**What is required**. Return the line containing "Clone this chart in seaborn and matplotlib.", the line containing "ax.set_ylim(0, 60)", and every line between them, exactly as they stand. Output nothing else.

== Task material

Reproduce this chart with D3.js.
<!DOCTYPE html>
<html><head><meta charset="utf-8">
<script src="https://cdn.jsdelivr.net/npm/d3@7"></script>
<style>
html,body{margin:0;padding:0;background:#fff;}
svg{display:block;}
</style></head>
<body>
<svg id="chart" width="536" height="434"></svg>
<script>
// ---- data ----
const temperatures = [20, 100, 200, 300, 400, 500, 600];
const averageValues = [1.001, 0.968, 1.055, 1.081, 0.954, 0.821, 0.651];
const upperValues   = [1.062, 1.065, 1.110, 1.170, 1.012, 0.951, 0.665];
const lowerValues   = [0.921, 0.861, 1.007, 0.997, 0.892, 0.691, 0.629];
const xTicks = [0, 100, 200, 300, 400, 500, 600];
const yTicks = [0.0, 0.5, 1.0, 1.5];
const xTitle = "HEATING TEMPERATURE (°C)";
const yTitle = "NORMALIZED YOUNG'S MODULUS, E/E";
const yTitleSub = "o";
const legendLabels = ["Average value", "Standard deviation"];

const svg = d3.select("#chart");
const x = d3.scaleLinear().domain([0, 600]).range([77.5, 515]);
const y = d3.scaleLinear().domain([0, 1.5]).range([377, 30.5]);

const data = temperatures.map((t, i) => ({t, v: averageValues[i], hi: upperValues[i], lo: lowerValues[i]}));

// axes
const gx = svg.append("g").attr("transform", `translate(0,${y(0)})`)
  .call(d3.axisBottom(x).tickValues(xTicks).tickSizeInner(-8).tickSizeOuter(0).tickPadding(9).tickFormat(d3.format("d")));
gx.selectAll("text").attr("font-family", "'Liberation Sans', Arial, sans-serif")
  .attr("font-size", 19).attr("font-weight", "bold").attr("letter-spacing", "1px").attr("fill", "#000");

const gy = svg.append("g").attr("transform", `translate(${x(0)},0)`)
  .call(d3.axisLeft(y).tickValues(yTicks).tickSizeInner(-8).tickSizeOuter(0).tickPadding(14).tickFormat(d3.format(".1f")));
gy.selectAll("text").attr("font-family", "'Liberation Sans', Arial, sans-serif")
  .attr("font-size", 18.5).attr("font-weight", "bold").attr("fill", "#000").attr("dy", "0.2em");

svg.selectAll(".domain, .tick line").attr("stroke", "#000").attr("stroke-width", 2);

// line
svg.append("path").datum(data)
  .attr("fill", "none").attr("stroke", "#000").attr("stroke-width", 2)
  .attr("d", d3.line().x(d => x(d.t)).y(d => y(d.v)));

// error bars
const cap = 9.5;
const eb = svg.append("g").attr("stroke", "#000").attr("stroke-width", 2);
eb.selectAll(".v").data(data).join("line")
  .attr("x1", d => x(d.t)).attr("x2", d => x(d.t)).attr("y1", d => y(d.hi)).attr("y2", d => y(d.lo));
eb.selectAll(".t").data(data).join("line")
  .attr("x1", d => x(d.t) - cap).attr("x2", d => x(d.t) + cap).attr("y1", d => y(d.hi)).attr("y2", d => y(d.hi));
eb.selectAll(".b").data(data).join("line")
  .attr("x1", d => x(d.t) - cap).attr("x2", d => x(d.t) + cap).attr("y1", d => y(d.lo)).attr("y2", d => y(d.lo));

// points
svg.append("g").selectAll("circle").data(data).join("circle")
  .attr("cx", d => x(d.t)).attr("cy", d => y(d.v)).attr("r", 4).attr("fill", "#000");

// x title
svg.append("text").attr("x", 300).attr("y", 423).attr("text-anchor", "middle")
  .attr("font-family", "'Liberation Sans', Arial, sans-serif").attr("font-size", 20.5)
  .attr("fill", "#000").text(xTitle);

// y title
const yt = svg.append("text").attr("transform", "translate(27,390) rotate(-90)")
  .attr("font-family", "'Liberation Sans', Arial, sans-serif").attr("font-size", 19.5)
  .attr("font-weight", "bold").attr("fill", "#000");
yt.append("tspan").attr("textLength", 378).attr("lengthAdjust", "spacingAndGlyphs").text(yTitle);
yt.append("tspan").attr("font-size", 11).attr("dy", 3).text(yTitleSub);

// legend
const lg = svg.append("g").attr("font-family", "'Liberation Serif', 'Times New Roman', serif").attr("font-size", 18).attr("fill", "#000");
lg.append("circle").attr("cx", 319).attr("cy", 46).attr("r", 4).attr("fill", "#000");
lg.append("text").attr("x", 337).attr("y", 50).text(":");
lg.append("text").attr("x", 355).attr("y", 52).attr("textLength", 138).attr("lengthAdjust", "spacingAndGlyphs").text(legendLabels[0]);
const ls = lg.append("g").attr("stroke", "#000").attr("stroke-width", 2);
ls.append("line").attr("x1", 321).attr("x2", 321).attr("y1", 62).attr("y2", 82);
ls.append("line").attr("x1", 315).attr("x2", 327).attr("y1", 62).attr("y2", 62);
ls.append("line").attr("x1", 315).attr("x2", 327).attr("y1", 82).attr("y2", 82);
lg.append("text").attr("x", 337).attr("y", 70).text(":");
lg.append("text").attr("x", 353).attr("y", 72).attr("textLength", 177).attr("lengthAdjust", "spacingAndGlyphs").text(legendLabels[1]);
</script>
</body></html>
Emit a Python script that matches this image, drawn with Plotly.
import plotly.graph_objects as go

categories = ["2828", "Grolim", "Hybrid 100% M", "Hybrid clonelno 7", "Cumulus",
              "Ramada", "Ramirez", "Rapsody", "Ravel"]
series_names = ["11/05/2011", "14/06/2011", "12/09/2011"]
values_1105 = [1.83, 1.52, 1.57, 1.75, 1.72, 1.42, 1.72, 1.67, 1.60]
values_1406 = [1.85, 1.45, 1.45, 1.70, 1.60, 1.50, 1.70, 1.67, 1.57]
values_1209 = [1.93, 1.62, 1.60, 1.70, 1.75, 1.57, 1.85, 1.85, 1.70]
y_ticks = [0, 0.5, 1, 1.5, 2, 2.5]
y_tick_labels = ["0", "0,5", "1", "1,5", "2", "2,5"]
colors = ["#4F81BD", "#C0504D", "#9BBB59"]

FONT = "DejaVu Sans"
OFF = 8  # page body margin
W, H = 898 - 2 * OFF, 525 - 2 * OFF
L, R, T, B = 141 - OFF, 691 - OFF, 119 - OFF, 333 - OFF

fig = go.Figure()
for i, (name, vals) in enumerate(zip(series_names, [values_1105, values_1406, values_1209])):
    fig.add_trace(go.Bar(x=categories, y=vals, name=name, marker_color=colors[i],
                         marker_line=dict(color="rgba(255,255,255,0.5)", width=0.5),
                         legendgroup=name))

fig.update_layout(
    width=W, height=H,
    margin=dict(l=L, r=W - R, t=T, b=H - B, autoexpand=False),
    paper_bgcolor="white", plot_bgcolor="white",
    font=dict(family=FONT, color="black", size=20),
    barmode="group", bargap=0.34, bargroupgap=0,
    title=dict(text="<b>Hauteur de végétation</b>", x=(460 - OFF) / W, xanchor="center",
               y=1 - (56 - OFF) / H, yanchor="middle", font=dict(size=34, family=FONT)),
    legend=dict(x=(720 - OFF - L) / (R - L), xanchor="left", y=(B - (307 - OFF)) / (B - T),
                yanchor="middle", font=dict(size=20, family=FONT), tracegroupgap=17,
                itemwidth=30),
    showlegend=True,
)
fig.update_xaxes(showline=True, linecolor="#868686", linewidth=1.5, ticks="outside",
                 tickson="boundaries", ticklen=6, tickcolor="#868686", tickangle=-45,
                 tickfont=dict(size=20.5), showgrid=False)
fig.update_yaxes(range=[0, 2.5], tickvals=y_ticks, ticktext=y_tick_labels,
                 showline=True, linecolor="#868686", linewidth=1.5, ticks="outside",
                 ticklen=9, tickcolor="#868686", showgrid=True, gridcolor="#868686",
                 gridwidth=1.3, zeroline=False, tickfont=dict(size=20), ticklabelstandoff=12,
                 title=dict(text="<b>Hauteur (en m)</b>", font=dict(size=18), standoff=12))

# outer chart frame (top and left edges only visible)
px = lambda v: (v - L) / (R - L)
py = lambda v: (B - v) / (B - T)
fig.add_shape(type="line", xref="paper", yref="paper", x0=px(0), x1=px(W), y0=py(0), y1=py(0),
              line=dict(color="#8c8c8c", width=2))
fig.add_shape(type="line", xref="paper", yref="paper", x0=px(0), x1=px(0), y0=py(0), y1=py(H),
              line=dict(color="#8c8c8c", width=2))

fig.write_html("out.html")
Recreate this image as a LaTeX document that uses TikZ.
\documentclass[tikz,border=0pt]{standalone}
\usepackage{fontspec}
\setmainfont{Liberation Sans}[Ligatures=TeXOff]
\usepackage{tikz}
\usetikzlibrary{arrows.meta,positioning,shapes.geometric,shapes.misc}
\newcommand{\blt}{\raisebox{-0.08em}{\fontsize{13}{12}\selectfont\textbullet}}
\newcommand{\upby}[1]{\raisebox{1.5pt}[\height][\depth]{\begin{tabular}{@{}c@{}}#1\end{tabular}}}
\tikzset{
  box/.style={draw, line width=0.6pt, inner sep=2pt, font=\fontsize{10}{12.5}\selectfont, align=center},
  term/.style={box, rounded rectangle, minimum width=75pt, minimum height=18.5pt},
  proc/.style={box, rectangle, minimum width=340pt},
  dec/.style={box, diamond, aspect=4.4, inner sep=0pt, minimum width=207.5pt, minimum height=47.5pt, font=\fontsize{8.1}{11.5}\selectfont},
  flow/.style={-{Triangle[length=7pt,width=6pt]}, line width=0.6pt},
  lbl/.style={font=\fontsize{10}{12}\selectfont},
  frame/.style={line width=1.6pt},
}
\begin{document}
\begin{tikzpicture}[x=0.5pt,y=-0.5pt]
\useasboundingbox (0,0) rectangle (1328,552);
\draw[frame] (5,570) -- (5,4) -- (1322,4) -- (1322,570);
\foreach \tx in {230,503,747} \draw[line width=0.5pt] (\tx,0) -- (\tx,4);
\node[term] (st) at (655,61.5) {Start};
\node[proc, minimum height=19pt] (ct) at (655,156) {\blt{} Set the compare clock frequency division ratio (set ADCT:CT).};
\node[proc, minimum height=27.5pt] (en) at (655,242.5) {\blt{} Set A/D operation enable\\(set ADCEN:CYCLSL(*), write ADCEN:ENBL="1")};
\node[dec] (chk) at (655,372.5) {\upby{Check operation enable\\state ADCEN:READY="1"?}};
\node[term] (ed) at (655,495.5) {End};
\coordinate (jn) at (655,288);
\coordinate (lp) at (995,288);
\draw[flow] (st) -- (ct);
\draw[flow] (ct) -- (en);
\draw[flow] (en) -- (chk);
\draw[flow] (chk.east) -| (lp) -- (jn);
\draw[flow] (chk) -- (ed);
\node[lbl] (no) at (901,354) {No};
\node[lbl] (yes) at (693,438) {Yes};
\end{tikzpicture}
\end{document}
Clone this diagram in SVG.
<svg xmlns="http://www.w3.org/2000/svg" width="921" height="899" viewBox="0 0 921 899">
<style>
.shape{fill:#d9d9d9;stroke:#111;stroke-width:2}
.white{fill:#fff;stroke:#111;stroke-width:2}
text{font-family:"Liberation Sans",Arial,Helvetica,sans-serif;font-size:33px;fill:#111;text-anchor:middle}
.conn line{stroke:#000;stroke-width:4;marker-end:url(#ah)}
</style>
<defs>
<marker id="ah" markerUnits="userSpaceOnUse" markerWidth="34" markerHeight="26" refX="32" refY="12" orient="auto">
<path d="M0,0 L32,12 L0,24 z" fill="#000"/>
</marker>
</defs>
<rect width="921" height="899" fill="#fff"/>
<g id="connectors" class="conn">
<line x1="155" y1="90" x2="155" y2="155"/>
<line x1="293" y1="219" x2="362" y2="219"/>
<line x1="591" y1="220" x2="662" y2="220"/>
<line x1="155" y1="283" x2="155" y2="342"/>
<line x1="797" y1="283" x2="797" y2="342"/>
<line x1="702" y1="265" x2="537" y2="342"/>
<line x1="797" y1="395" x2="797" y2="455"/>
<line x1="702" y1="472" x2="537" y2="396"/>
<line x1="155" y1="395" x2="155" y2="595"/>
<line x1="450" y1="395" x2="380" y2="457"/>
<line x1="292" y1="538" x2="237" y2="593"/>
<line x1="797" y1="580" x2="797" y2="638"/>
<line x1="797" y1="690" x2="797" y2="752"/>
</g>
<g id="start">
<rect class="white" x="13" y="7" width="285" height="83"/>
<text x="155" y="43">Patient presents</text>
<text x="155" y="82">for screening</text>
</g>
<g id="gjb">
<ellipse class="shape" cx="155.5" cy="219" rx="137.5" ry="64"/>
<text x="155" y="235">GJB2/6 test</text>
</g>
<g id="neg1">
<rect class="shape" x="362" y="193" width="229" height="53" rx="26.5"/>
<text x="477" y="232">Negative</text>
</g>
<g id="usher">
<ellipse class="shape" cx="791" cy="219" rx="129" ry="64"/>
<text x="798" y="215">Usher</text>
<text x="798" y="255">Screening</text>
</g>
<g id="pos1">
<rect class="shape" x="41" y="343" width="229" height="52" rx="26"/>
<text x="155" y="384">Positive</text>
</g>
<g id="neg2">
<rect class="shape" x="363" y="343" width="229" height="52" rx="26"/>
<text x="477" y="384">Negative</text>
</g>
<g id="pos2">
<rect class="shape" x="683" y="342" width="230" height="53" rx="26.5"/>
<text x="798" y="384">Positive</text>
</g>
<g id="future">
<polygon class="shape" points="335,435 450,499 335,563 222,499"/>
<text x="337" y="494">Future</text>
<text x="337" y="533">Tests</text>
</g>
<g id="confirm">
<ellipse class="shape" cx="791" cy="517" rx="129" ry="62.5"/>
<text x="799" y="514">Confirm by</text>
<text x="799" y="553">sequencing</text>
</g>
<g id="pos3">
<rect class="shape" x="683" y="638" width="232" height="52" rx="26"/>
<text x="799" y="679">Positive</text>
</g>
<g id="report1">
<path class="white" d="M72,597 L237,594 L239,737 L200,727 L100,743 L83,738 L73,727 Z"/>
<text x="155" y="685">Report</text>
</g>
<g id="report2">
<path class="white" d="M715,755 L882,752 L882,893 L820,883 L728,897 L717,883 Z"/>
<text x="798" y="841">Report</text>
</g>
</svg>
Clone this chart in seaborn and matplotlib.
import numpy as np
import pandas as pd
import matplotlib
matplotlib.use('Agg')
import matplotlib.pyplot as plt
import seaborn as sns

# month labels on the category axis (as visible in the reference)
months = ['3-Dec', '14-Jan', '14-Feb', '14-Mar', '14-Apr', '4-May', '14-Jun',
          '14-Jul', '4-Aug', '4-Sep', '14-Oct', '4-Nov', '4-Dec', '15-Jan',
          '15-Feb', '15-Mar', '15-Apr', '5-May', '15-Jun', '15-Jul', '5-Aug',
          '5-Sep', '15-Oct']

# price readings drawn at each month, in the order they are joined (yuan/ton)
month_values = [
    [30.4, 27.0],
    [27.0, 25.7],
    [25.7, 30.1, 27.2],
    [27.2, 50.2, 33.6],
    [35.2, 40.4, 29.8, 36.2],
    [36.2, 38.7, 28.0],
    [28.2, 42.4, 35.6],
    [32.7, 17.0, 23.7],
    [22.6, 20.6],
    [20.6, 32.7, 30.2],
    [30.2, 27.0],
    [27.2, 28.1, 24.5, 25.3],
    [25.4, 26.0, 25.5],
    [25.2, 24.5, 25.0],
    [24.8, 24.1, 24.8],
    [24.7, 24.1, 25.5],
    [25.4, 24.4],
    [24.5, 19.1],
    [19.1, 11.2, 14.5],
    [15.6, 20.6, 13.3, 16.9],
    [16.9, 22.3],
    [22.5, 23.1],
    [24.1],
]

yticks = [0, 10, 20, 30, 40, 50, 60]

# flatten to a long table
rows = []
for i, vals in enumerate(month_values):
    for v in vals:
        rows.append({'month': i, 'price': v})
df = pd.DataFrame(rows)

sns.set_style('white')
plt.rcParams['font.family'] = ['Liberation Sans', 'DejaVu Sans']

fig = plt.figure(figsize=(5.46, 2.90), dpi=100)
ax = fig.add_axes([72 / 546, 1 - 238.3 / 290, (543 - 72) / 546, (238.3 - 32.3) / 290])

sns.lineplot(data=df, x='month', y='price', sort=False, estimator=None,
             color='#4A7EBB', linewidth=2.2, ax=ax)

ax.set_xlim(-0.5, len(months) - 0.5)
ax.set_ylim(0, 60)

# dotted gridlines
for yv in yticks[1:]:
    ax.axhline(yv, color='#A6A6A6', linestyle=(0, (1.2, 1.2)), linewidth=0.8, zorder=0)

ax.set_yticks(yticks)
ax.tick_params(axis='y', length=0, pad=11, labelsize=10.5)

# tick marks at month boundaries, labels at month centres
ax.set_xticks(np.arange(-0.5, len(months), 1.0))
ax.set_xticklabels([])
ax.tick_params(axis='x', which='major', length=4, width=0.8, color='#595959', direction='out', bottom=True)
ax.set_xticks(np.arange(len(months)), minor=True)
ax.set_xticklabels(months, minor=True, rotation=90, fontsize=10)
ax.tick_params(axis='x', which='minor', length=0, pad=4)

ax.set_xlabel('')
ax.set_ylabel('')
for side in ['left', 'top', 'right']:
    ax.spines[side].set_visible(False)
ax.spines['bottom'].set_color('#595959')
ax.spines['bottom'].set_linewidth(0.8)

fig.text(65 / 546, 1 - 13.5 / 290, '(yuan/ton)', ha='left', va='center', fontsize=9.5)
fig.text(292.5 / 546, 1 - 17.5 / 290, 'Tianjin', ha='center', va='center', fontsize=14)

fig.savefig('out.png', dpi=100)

====

**Exercise response**.
Clone this chart in seaborn and matplotlib.
import numpy as np
import pandas as pd
import matplotlib
matplotlib.use('Agg')
import matplotlib.pyplot as plt
import seaborn as sns

# month labels on the category axis (as visible in the reference)
months = ['3-Dec', '14-Jan', '14-Feb', '14-Mar', '14-Apr', '4-May', '14-Jun',
          '14-Jul', '4-Aug', '4-Sep', '14-Oct', '4-Nov', '4-Dec', '15-Jan',
          '15-Feb', '15-Mar', '15-Apr', '5-May', '15-Jun', '15-Jul', '5-Aug',
          '5-Sep', '15-Oct']

# price readings drawn at each month, in the order they are joined (yuan/ton)
month_values = [
    [30.4, 27.0],
    [27.0, 25.7],
    [25.7, 30.1, 27.2],
    [27.2, 50.2, 33.6],
    [35.2, 40.4, 29.8, 36.2],
    [36.2, 38.7, 28.0],
    [28.2, 42.4, 35.6],
    [32.7, 17.0, 23.7],
    [22.6, 20.6],
    [20.6, 32.7, 30.2],
    [30.2, 27.0],
    [27.2, 28.1, 24.5, 25.3],
    [25.4, 26.0, 25.5],
    [25.2, 24.5, 25.0],
    [24.8, 24.1, 24.8],
    [24.7, 24.1, 25.5],
    [25.4, 24.4],
    [24.5, 19.1],
    [19.1, 11.2, 14.5],
    [15.6, 20.6, 13.3, 16.9],
    [16.9, 22.3],
    [22.5, 23.1],
    [24.1],
]

yticks = [0, 10, 20, 30, 40, 50, 60]

# flatten to a long table
rows = []
for i, vals in enumerate(month_values):
    for v in vals:
        rows.append({'month': i, 'price': v})
df = pd.DataFrame(rows)

sns.set_style('white')
plt.rcParams['font.family'] = ['Liberation Sans', 'DejaVu Sans']

fig = plt.figure(figsize=(5.46, 2.90), dpi=100)
ax = fig.add_axes([72 / 546, 1 - 238.3 / 290, (543 - 72) / 546, (238.3 - 32.3) / 290])

sns.lineplot(data=df, x='month', y='price', sort=False, estimator=None,
             color='#4A7EBB', linewidth=2.2, ax=ax)

ax.set_xlim(-0.5, len(months) - 0.5)
ax.set_ylim(0, 60)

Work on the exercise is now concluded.